Leitsatz (amtlich)
Die Verwendung des Begriffspaares "und/oder" in Allgemeinen Geschäftsbedingungen verstößt nicht gegen das Transparenzgebot des § 307 Abs. 1 S. 2 BGB.
Eine Klausel in Allgemeinen Geschäftsbedingungen, nach welcher der Verwender nur "im Falle der schuldhaften Verletzung einer wesentlichen Vertragspflicht (Kardinalpflicht)" haftet, verstößt gegen das Transparenzgebot des § 307 Abs. 1 S. 2 BGB. Die abstrakte Erläuterung des Begriffs der Kardinalpflicht ist dem Verwender der Allgemeinen Geschäftsbedingungen möglich.
Normenkette
BGB § 307 Abs. 1 S. 2
Verfahrensgang
LG Hannover (Urteil vom 08.04.2008; Aktenzeichen 18 O 256/07) |
Tenor
Auf die Berufung des Klägers wird das Urteil der 18. Zivilkammer des LG Hannover vom 8.4.2008 abgeändert und insgesamt wie folgt neu gefasst:
I. Die Beklagte wird verurteilt, es bei Vermeidung eines für jeden Fall der Zuwiderhandlung festzusetzenden Ordnungsgeldes bis zu 250.000 EUR, ersatzweise Ordnungshaft bis zu sechs Monaten, oder Ordnungshaft bis zu sechs Monaten, zu vollziehen an den Geschäftsführern der Beklagten, zu unterlassen, nachfolgende oder diesen inhaltsgleiche Bestimmungen in Verträge über die Vermittlung geschlossener Immobilienfonds (Immobilienfonds "Immobilienfonds...") mit Verbrauchern einzubeziehen sowie sich auf die Bestimmungen bei der Abwicklung derartiger Verträge zu berufen:
1. A. GmbH und/oder deren Mitarbeiter/Handelsvertreter haften nur im Falle der schuldhaften Verletzung einer wesentlichen Vertragspflicht (Kardinalpflicht) und/oder grob fahrlässigen oder vorsätzlichen Pflichtverletzungen und/oder Verletzung des Körpers, Gesundheit und des Lebens.
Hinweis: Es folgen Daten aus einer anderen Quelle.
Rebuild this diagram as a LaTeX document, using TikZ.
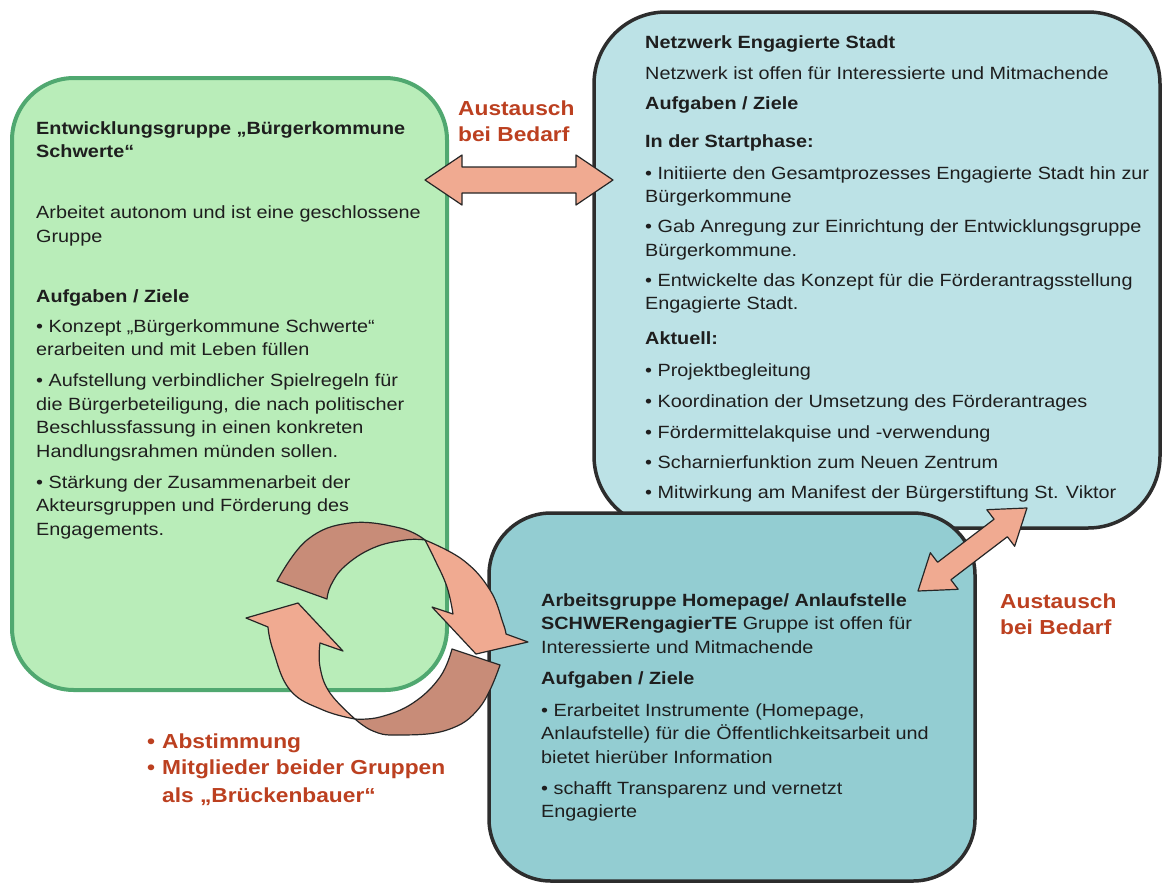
\documentclass[tikz,border=0pt]{standalone}
\usepackage{fontspec}
\setmainfont{Liberation Sans}[FakeStretch=1.12]
\usetikzlibrary{calc}
\definecolor{gfill}{RGB}{185,237,185}
\definecolor{gline}{RGB}{80,168,112}
\definecolor{bfill}{RGB}{188,226,230}
\definecolor{cfill}{RGB}{147,205,210}
\definecolor{boxline}{RGB}{45,45,45}
\definecolor{pinkA}{RGB}{240,170,145}
\definecolor{brownA}{RGB}{200,140,120}
\definecolor{redtxt}{RGB}{188,64,32}
\definecolor{bodytxt}{RGB}{30,30,30}
\newcommand{\boxtext}[1]{\parbox[t]{560pt}{\raggedright\fontsize{17.7}{23.5}\selectfont #1}}
\newcommand{\redtext}[1]{\parbox[t]{320pt}{\raggedright\bfseries\fontsize{20.3}{26.5}\selectfont #1}}
\begin{document}
\begin{tikzpicture}[x=1pt,y=-1pt,
  box/.style={draw=boxline, rounded corners=62pt, line width=3.5pt, inner sep=0pt},
  body/.style={anchor=base west, inner sep=0pt, text=bodytxt},
  red/.style={anchor=base west, inner sep=0pt, text=redtxt},
  blk/.style={fill=pinkA, draw=black!85, line width=1.2pt, line join=round},
  brw/.style={fill=brownA, draw=black!85, line width=1.2pt, line join=round},
]
\useasboundingbox[fill=white] (0,0) rectangle (1164,884);

% boxes
\node[box, draw=gline, line width=4pt, fill=gfill, minimum width=435pt, minimum height=612pt] (green) at (229.5,384) {};
\node[box, fill=bfill, rounded corners=72pt, minimum width=566pt, minimum height=516pt] (net) at (877,270) {};
\node[box, fill=cfill, minimum width=486pt, minimum height=368pt] (home) at (732,697) {};

% texts
\node[body] (gtext) at (36,134) {\boxtext{%
\textbf{Entwicklungsgruppe „Bürgerkommune}\\
\textbf{Schwerte“}\\[37.5pt]
Arbeitet autonom und ist eine geschlossene\\
Gruppe\\[36.5pt]
\textbf{Aufgaben / Ziele}\\[6.5pt]
• Konzept „Bürgerkommune Schwerte“\\
erarbeiten und mit Leben füllen\\[7.5pt]
• Aufstellung verbindlicher Spielregeln für\\
die Bürgerbeteiligung, die nach politischer\\
Beschlussfassung in einen konkreten\\
Handlungsrahmen münden sollen.\\[7.5pt]
• Stärkung der Zusammenarbeit der\\
Akteursgruppen und Förderung des\\
Engagements.}};

\node[body] (ntext) at (645,48) {\boxtext{%
\textbf{Netzwerk Engagierte Stadt}\\[7.5pt]
Netzwerk ist offen für Interessierte und Mitmachende\\[6.5pt]
\textbf{Aufgaben / Ziele}\\[14.5pt]
\textbf{In der Startphase:}\\[8.5pt]
• Initiierte den Gesamtprozesses Engagierte Stadt hin zur\\
Bürgerkommune\\[6.5pt]
• Gab Anregung zur Einrichtung der Entwicklungsgruppe\\
Bürgerkommune.\\[6.5pt]
• Entwickelte das Konzept für die Förderantragsstellung\\
Engagierte Stadt.\\[11.5pt]
\textbf{Aktuell:}\\[8.5pt]
• Projektbegleitung\\[7.5pt]
• Koordination der Umsetzung des Förderantrages\\[7.5pt]
• Fördermittelakquise und -verwendung\\[6.5pt]
• Scharnierfunktion zum Neuen Zentrum\\[6.5pt]
• Mitwirkung am Manifest der Bürgerstiftung St. Viktor}};

\node[body] (htext) at (541,606) {\boxtext{%
\textbf{Arbeitsgruppe Homepage/ Anlaufstelle}\\
\textbf{SCHWERengagierTE} Gruppe ist offen für\\
Interessierte und Mitmachende\\[7.5pt]
\textbf{Aufgaben / Ziele}\\[8.5pt]
• Erarbeitet Instrumente (Homepage,\\
Anlaufstelle) für die Öffentlichkeitsarbeit und\\
bietet hierüber Information\\[7.5pt]
• schafft Transparenz und vernetzt\\
Engagierte}};

% circular arrows
\filldraw[brw] (277,581) -- plot[smooth, tension=0.7] coordinates {(277,581) (307,540) (350,523) (400,528) (425,540)}
  -- plot[smooth, tension=0.7] coordinates {(425,540) (405,540) (373,548) (345,566) (331,585) (327,599)} -- cycle;
\filldraw[blk] (425,540) -- plot[smooth, tension=0.7] coordinates {(425,540) (463,560) (490,590) (503,623) (506,634)}
  -- (528,642) -- (476,654) -- (432,607) -- (453,614)
  -- plot[smooth, tension=0.7] coordinates {(453,614) (447,587) (435,560) (425,540)} -- cycle;
\filldraw[brw] (355,719) -- plot[smooth, tension=0.7] coordinates {(355,719) (373,731) (397,735) (447,730) (480,707) (500,665)}
  -- (452,649) -- plot[smooth, tension=0.7] coordinates {(452,649) (440,677) (413,703) (380,717) (355,719)} -- cycle;
\filldraw[blk] (355,719) -- plot[smooth, tension=0.7] coordinates {(355,719) (323,710) (290,690) (273,650) (268,627)}
  -- (246,618) -- (298,603) -- (343,651) -- (320,643)
  -- plot[smooth, tension=0.7] coordinates {(320,643) (320,667) (330,693) (355,719)} -- cycle;

% exchange arrows
\coordinate (t1) at (425,180);
\coordinate (t2) at (613,180);
\begin{scope}[shift={(t1)}]
\filldraw[blk] (0,0) -- (37,-25) -- (37,-13) -- (151,-13) -- (151,-25) -- (188,0)
  -- (151,25) -- (151,13) -- (37,13) -- (37,25) -- cycle;
\end{scope}
\coordinate (d1) at (918,591);
\coordinate (d2) at (1027,508);
\begin{scope}[shift={(d1)}, rotate=37.3]
\filldraw[blk] (0,0) -- (33,-23) -- (33,-11) -- (104,-11) -- (104,-23) -- (137,0)
  -- (104,23) -- (104,11) -- (33,11) -- (33,23) -- cycle;
\end{scope}

% red labels
\node[red] (lbl1) at (458,115) {\redtext{Austausch\\bei Bedarf}};
\node[red] (lbl2) at (1000,608) {\redtext{Austausch\\bei Bedarf}};
\node[red] (lbl3) at (147,748) {\redtext{\makebox[15pt][l]{•}Abstimmung\\
\makebox[15pt][l]{•}Mitglieder beider Gruppen\\[1pt]
\hspace*{15pt}als „Brückenbauer“}};
\end{tikzpicture}
\end{document}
2. Eventuelle Schadensersatzansprüche gegen A. GmbH und/oder deren Mitarbeiter/Handelsvertreter, gleich aus welchem Rechtsgrund, verjähren - vorbehaltlich kürzerer gesetzlicher Verjährungsfristen - mit Ablauf des auf das Jahr, in dem der Gläubiger von den den Anspruch begründenden Umständen und der Person des Schuldners Kenntnis erlangt, oder ohne grobe Fahrlässigkeit Kenntnis erlangen müsste, folgenden Jahres, längstens jedoch - ohne Rücksicht auf Kenntnis oder grob fahrlässige Unkenntnis - in drei Jahren von der Entstehung des Anspruchs an.
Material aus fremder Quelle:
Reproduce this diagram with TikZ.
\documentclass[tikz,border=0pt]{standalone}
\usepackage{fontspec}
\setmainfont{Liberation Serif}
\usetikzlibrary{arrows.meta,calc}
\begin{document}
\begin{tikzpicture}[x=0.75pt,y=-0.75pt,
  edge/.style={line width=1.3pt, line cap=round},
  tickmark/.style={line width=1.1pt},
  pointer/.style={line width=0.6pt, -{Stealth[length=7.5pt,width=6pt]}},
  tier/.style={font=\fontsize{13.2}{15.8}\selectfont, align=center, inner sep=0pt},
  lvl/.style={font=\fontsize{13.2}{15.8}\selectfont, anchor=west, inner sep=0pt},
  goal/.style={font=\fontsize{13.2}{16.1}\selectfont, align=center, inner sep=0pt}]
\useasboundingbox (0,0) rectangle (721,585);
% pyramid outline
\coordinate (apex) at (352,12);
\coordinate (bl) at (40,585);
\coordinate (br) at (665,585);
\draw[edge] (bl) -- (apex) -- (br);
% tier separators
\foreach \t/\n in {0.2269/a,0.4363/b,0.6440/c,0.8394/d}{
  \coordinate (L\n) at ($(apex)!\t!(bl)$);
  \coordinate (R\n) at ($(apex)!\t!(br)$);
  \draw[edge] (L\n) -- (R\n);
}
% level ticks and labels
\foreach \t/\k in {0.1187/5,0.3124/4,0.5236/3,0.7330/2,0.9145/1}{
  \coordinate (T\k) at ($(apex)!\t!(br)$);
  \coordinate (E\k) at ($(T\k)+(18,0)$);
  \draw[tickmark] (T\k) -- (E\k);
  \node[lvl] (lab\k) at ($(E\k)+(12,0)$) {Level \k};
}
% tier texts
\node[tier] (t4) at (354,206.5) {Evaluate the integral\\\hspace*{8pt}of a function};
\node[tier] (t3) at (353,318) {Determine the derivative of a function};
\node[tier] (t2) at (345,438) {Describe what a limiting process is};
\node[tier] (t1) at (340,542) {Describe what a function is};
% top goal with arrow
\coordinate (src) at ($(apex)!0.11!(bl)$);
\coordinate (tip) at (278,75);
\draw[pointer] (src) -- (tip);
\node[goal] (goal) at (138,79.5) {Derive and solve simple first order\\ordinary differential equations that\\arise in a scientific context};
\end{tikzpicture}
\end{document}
(Diese Regelung gilt nicht für vorsätzliches oder grob fahrlässiges Verhalten.)
II. Die Beklagte wird verurteilt, an den Kläger 200 EUR nebst Zinsen i.H.v. 5 Prozentpunkten über dem Basiszinssatz seit dem 5.10.2007 zu zahlen.
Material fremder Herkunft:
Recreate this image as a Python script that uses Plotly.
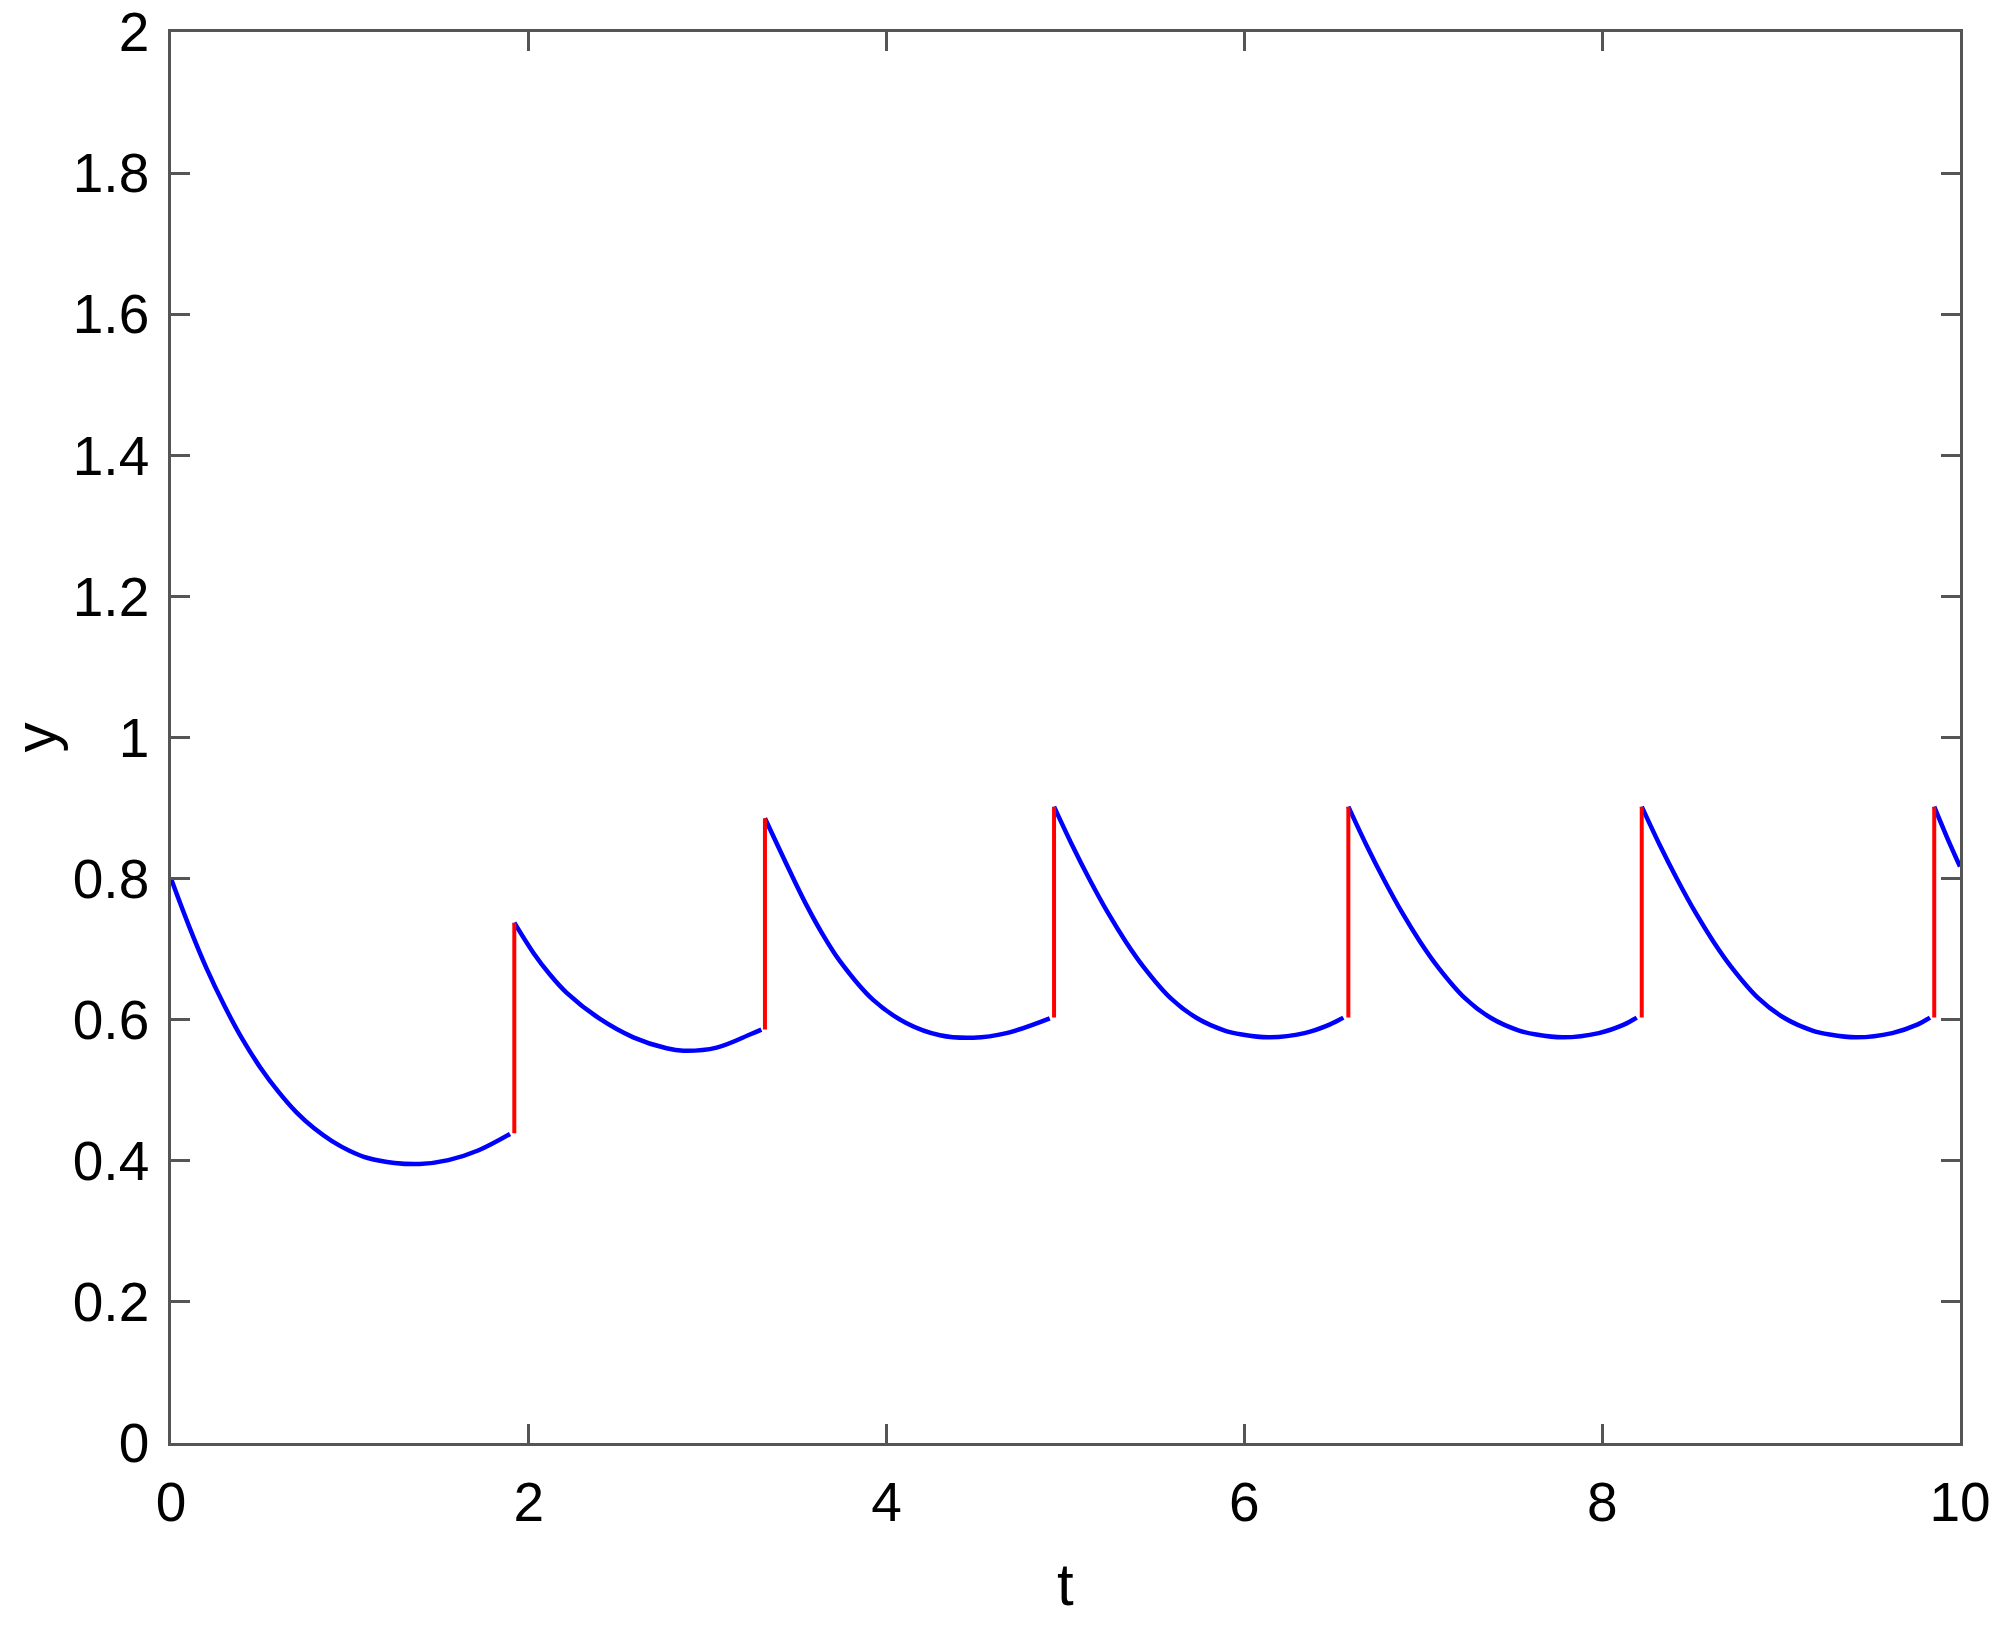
import plotly.graph_objects as go

# solution pieces between impulses
t1 = [0.0, 0.1, 0.2, 0.3, 0.4, 0.5, 0.6, 0.7, 0.8, 0.9, 1.0, 1.1, 1.25, 1.39, 1.55, 1.72, 1.895]
y1 = [0.800, 0.733, 0.672, 0.619, 0.572, 0.532, 0.498, 0.469, 0.446, 0.428, 0.414, 0.404,
      0.397, 0.3955, 0.401, 0.415, 0.438]

t2 = [1.919, 2.025, 2.118, 2.212, 2.398, 2.584, 2.770, 2.864, 3.050, 3.236, 3.300]
y2 = [0.7375, 0.695, 0.664, 0.638, 0.601, 0.575, 0.5595, 0.556, 0.5605, 0.579, 0.586]

t3 = [3.320, 3.460, 3.553, 3.646, 3.739, 3.925, 4.112, 4.298, 4.484, 4.670, 4.912]
y3 = [0.8855, 0.810, 0.762, 0.7195, 0.683, 0.628, 0.595, 0.578, 0.5745, 0.581, 0.602]

t4 = [4.936, 5.036, 5.136, 5.236, 5.336, 5.436, 5.586, 5.736, 5.886, 5.986, 6.136, 6.336, 6.476, 6.553]
y4 = [0.902, 0.848, 0.798, 0.752, 0.711, 0.675, 0.631, 0.602, 0.585, 0.579, 0.575, 0.581, 0.593, 0.603]

t5 = [6.581, 6.681, 6.781, 6.881, 6.981, 7.081, 7.231, 7.381, 7.531, 7.631, 7.781, 7.981, 8.121, 8.193]
y5 = [0.902, 0.848, 0.798, 0.752, 0.711, 0.675, 0.631, 0.602, 0.585, 0.579, 0.575, 0.581, 0.593, 0.603]

t6 = [8.221, 8.321, 8.421, 8.521, 8.621, 8.721, 8.871, 9.021, 9.171, 9.271, 9.421, 9.621, 9.761, 9.832]
y6 = [0.902, 0.848, 0.798, 0.752, 0.711, 0.675, 0.631, 0.602, 0.585, 0.579, 0.575, 0.581, 0.593, 0.603]

t7 = [9.856, 9.925, 10.0]
y7 = [0.902, 0.860, 0.817]

# impulse jumps (red verticals)
jump_t = [1.919, 3.320, 4.936, 6.581, 8.221, 9.856]
jump_lo = [0.439, 0.586, 0.603, 0.603, 0.603, 0.603]
jump_hi = [0.7375, 0.8855, 0.902, 0.902, 0.902, 0.902]

x_ticks = [0, 2, 4, 6, 8, 10]
y_ticks = [0, 0.2, 0.4, 0.6, 0.8, 1, 1.2, 1.4, 1.6, 1.8, 2]

fig = go.Figure()

for tt, yy in zip([t1, t2, t3, t4, t5, t6, t7], [y1, y2, y3, y4, y5, y6, y7]):
    fig.add_trace(go.Scatter(x=tt, y=yy, mode='lines',
                             line=dict(color='#0000ff', width=4.5, shape='spline', smoothing=1),
                             showlegend=False, hoverinfo='skip'))

rx, ry = [], []
for t, lo, hi in zip(jump_t, jump_lo, jump_hi):
    rx += [t, t, None]
    ry += [lo, hi, None]
fig.add_trace(go.Scatter(x=rx, y=ry, mode='lines',
                         line=dict(color='#ff0000', width=4),
                         showlegend=False, hoverinfo='skip'))

font_name = 'Liberation Sans, Arial'
axis_style = dict(
    showgrid=False, zeroline=False,
    showline=True, linecolor='#555555', linewidth=2.5,
    mirror='ticks', ticks='inside', ticklen=19, tickwidth=2.5, tickcolor='#555555',
    tickfont=dict(family=font_name, size=55, color='black'),
    ticklabeloverflow='allow',
)

fig.update_xaxes(range=[0, 10], tickvals=x_ticks, ticklabelstandoff=9, **axis_style)
fig.update_yaxes(range=[0, 2], tickvals=y_ticks, ticklabelstandoff=8, **axis_style)

# axis titles as annotations so they sit where the reference has them
title_font = dict(family=font_name, size=60, color='black')
fig.add_annotation(text='t', xref='paper', yref='paper', x=0.5, y=-0.1006,
                   xanchor='center', yanchor='middle', showarrow=False, font=title_font)
fig.add_annotation(text='y', xref='paper', yref='paper', x=-0.0755, y=0.5, textangle=-90,
                   xanchor='center', yanchor='middle', showarrow=False, font=title_font)

fig.update_layout(
    width=2000, height=1637,
    margin=dict(l=171, r=40, t=32, b=194, autoexpand=False),
    plot_bgcolor='white', paper_bgcolor='white',
)

# drop the default 8px body margin so the figure fills the window
fig.write_html("out.html", config={'displayModeBar': False},
               post_script="document.body.style.margin='0';")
Die Beklagte trägt die Kosten des Rechtsstreits.
Das Urteil ist vorläufig vollstreckbar.
Die Revision wird nicht zugelassen.
Gründe
Die Berufung des Klägers ist begründet. Das angefochtene Urteil ist abzuändern und die Beklagte zur Unterlassung auch der "Haftungsklausel" zu verurteilen.
Das LG hat die von der Beklagten verwendete "Haftungsklausel" (Bl. 14 d.A.) nicht beanstandet. Das LG hat dazu ausgeführt, für einen aufmerksamen und sorgfältigen Teilnehmer am Wirtschaftsverkehr sei der Umfang der Haftung der Beklagten erkennbar (S. 6 LGU). Trotz der Verwendung des Begriffs "Kardinalpflicht" und ihrer Auslegungsbedürftigkeit sei für den Verbraucher erkennbar, dass eine Haftung der Beklagten nur bei der Verletzung von Pflichten in Betracht kommt, die ihren Kern im Bereich der Beratung habe (S. 6 LGU).
Die dagegen eingelegte Berufung hat Erfolg.
Mit der von der Beklagten verwendeten Haftungsklausel will sie ihre Haftung beschränken. Im Rahmen einer Kapitalanlagevermittlung führt jede Vertragsverletzung dem Grunde nach zur Ersatzpflicht des Vermittlers. Eine Ersatzpflicht besteht also auch für die Verletzung von Vertragspflichten, die nicht "wesentlich" sind. Die Klausel soll die Haftung der Beklagten auf die Verletzung wesentlicher Vertragspflichten beschränken und beinhaltet daher entgegen der Auffassung des Klägers (Bl. 145 d.A.) nicht nur die Erläuterung des bestehenden Haftungssystems, sondern soll darüber hinaus einer Reduzierung der Haftung der Beklagten dienen.
Die von der Beklagten verwendete Klausel verstößt gegen das "Transparenzgebot" des § 307 Abs. 1 S. 2 BGB.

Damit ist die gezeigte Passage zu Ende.